Given request
All entries must be repeated exactly; do not include the pictures.

#### Excerpted data

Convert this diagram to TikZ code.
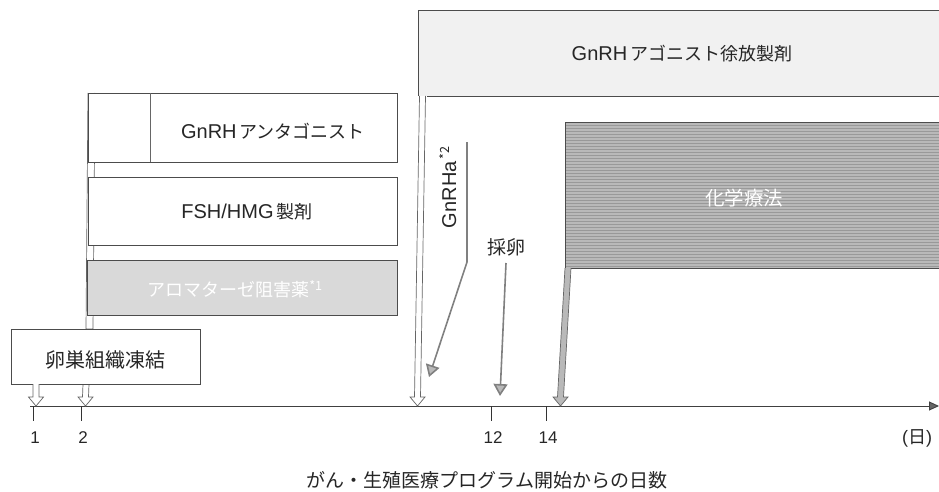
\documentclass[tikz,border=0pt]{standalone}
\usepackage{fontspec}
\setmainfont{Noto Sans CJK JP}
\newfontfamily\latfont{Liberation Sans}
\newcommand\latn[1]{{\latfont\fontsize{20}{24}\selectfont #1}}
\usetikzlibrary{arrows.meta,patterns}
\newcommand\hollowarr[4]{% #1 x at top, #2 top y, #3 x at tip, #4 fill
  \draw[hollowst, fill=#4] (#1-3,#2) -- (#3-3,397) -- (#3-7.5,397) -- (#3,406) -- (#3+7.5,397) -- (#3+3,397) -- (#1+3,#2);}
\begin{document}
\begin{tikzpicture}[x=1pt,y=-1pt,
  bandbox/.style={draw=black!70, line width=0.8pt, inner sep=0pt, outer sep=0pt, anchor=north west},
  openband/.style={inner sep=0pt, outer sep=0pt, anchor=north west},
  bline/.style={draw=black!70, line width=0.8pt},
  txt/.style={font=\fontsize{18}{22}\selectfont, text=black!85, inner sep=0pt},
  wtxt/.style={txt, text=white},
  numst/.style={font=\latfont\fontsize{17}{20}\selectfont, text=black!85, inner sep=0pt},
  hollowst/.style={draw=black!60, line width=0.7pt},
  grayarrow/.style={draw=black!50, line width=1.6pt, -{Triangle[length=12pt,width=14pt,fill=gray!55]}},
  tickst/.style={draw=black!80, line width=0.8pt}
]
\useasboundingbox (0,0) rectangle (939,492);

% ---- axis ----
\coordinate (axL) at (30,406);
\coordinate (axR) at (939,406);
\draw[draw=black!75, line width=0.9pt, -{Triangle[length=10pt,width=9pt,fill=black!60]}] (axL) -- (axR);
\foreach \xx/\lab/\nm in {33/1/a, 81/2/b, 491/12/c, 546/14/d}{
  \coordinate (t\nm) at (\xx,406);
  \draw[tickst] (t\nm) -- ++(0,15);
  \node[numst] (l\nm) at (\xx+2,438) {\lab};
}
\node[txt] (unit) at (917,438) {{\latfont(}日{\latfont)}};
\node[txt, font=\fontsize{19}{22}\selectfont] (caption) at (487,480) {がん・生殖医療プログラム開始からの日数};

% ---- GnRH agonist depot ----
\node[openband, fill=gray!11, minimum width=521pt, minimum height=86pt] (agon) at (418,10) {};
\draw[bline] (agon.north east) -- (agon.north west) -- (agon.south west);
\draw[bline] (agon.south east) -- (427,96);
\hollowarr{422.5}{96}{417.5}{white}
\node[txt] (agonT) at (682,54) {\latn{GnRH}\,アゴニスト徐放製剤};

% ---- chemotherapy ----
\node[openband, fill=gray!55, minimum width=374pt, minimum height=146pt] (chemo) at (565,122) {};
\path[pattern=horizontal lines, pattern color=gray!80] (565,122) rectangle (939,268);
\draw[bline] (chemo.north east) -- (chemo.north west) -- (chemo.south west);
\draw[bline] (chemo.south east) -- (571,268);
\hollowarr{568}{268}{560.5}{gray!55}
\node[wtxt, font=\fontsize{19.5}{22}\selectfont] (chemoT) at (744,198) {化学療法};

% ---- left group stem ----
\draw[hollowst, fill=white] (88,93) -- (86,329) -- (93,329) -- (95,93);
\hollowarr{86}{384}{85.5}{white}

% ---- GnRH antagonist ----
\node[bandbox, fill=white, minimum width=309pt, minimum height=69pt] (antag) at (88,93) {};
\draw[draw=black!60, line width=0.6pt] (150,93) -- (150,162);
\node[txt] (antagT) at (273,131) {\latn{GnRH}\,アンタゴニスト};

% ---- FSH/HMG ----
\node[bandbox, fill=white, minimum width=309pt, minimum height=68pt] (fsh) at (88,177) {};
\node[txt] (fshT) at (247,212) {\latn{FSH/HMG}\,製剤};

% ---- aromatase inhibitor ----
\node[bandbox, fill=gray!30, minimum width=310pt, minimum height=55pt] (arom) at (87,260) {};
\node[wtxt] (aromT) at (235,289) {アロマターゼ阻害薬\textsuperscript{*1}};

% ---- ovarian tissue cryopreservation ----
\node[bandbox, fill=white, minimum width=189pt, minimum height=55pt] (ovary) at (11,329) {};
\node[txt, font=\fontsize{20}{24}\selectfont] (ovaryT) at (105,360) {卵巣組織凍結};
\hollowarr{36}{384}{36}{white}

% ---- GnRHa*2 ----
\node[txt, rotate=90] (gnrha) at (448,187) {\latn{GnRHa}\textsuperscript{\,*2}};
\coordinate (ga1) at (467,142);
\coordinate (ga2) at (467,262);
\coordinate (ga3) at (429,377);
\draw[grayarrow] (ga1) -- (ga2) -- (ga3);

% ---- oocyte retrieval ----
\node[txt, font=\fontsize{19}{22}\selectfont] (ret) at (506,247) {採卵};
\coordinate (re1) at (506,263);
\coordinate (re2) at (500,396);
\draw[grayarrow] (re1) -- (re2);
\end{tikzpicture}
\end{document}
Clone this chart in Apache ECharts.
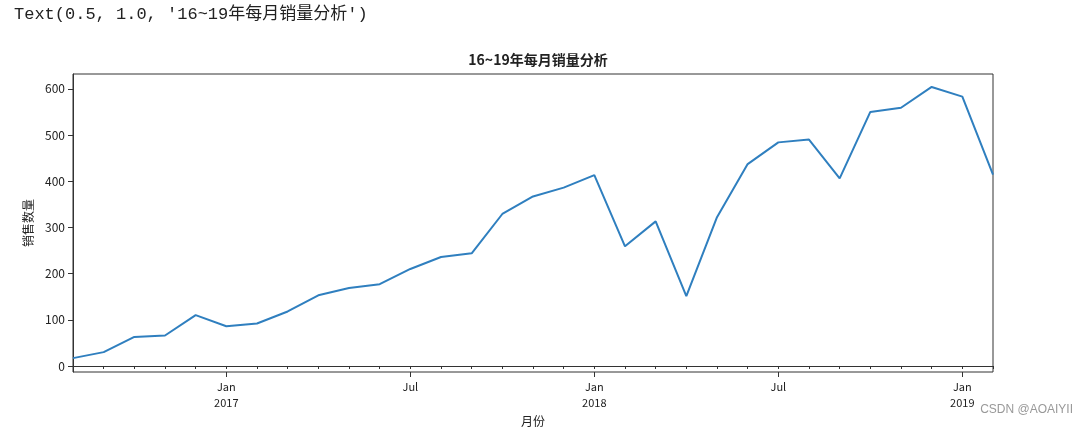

########

Output of the task
Convert this diagram to TikZ code.
\documentclass[tikz,border=0pt]{standalone}
\usepackage{fontspec}
\setmainfont{Noto Sans CJK JP}
\newfontfamily\latfont{Liberation Sans}
\newcommand\latn[1]{{\latfont\fontsize{20}{24}\selectfont #1}}
\usetikzlibrary{arrows.meta,patterns}
\newcommand\hollowarr[4]{% #1 x at top, #2 top y, #3 x at tip, #4 fill
  \draw[hollowst, fill=#4] (#1-3,#2) -- (#3-3,397) -- (#3-7.5,397) -- (#3,406) -- (#3+7.5,397) -- (#3+3,397) -- (#1+3,#2);}
\begin{document}
\begin{tikzpicture}[x=1pt,y=-1pt,
  bandbox/.style={draw=black!70, line width=0.8pt, inner sep=0pt, outer sep=0pt, anchor=north west},
  openband/.style={inner sep=0pt, outer sep=0pt, anchor=north west},
  bline/.style={draw=black!70, line width=0.8pt},
  txt/.style={font=\fontsize{18}{22}\selectfont, text=black!85, inner sep=0pt},
  wtxt/.style={txt, text=white},
  numst/.style={font=\latfont\fontsize{17}{20}\selectfont, text=black!85, inner sep=0pt},
  hollowst/.style={draw=black!60, line width=0.7pt},
  grayarrow/.style={draw=black!50, line width=1.6pt, -{Triangle[length=12pt,width=14pt,fill=gray!55]}},
  tickst/.style={draw=black!80, line width=0.8pt}
]
\useasboundingbox (0,0) rectangle (939,492);

% ---- axis ----
\coordinate (axL) at (30,406);
\coordinate (axR) at (939,406);
\draw[draw=black!75, line width=0.9pt, -{Triangle[length=10pt,width=9pt,fill=black!60]}] (axL) -- (axR);
\foreach \xx/\lab/\nm in {33/1/a, 81/2/b, 491/12/c, 546/14/d}{
  \coordinate (t\nm) at (\xx,406);
  \draw[tickst] (t\nm) -- ++(0,15);
  \node[numst] (l\nm) at (\xx+2,438) {\lab};
}
\node[txt] (unit) at (917,438) {{\latfont(}日{\latfont)}};
\node[txt, font=\fontsize{19}{22}\selectfont] (caption) at (487,480) {がん・生殖医療プログラム開始からの日数};

% ---- GnRH agonist depot ----
\node[openband, fill=gray!11, minimum width=521pt, minimum height=86pt] (agon) at (418,10) {};
\draw[bline] (agon.north east) -- (agon.north west) -- (agon.south west);
\draw[bline] (agon.south east) -- (427,96);
\hollowarr{422.5}{96}{417.5}{white}
\node[txt] (agonT) at (682,54) {\latn{GnRH}\,アゴニスト徐放製剤};

% ---- chemotherapy ----
\node[openband, fill=gray!55, minimum width=374pt, minimum height=146pt] (chemo) at (565,122) {};
\path[pattern=horizontal lines, pattern color=gray!80] (565,122) rectangle (939,268);
\draw[bline] (chemo.north east) -- (chemo.north west) -- (chemo.south west);
\draw[bline] (chemo.south east) -- (571,268);
\hollowarr{568}{268}{560.5}{gray!55}
\node[wtxt, font=\fontsize{19.5}{22}\selectfont] (chemoT) at (744,198) {化学療法};

% ---- left group stem ----
\draw[hollowst, fill=white] (88,93) -- (86,329) -- (93,329) -- (95,93);
\hollowarr{86}{384}{85.5}{white}

% ---- GnRH antagonist ----
\node[bandbox, fill=white, minimum width=309pt, minimum height=69pt] (antag) at (88,93) {};
\draw[draw=black!60, line width=0.6pt] (150,93) -- (150,162);
\node[txt] (antagT) at (273,131) {\latn{GnRH}\,アンタゴニスト};

% ---- FSH/HMG ----
\node[bandbox, fill=white, minimum width=309pt, minimum height=68pt] (fsh) at (88,177) {};
\node[txt] (fshT) at (247,212) {\latn{FSH/HMG}\,製剤};

% ---- aromatase inhibitor ----
\node[bandbox, fill=gray!30, minimum width=310pt, minimum height=55pt] (arom) at (87,260) {};
\node[wtxt] (aromT) at (235,289) {アロマターゼ阻害薬\textsuperscript{*1}};

% ---- ovarian tissue cryopreservation ----
\node[bandbox, fill=white, minimum width=189pt, minimum height=55pt] (ovary) at (11,329) {};
\node[txt, font=\fontsize{20}{24}\selectfont] (ovaryT) at (105,360) {卵巣組織凍結};
\hollowarr{36}{384}{36}{white}

% ---- GnRHa*2 ----
\node[txt, rotate=90] (gnrha) at (448,187) {\latn{GnRHa}\textsuperscript{\,*2}};
\coordinate (ga1) at (467,142);
\coordinate (ga2) at (467,262);
\coordinate (ga3) at (429,377);
\draw[grayarrow] (ga1) -- (ga2) -- (ga3);

% ---- oocyte retrieval ----
\node[txt, font=\fontsize{19}{22}\selectfont] (ret) at (506,247) {採卵};
\coordinate (re1) at (506,263);
\coordinate (re2) at (500,396);
\draw[grayarrow] (re1) -- (re2);
\end{tikzpicture}
\end{document}
Clone this chart in Apache ECharts.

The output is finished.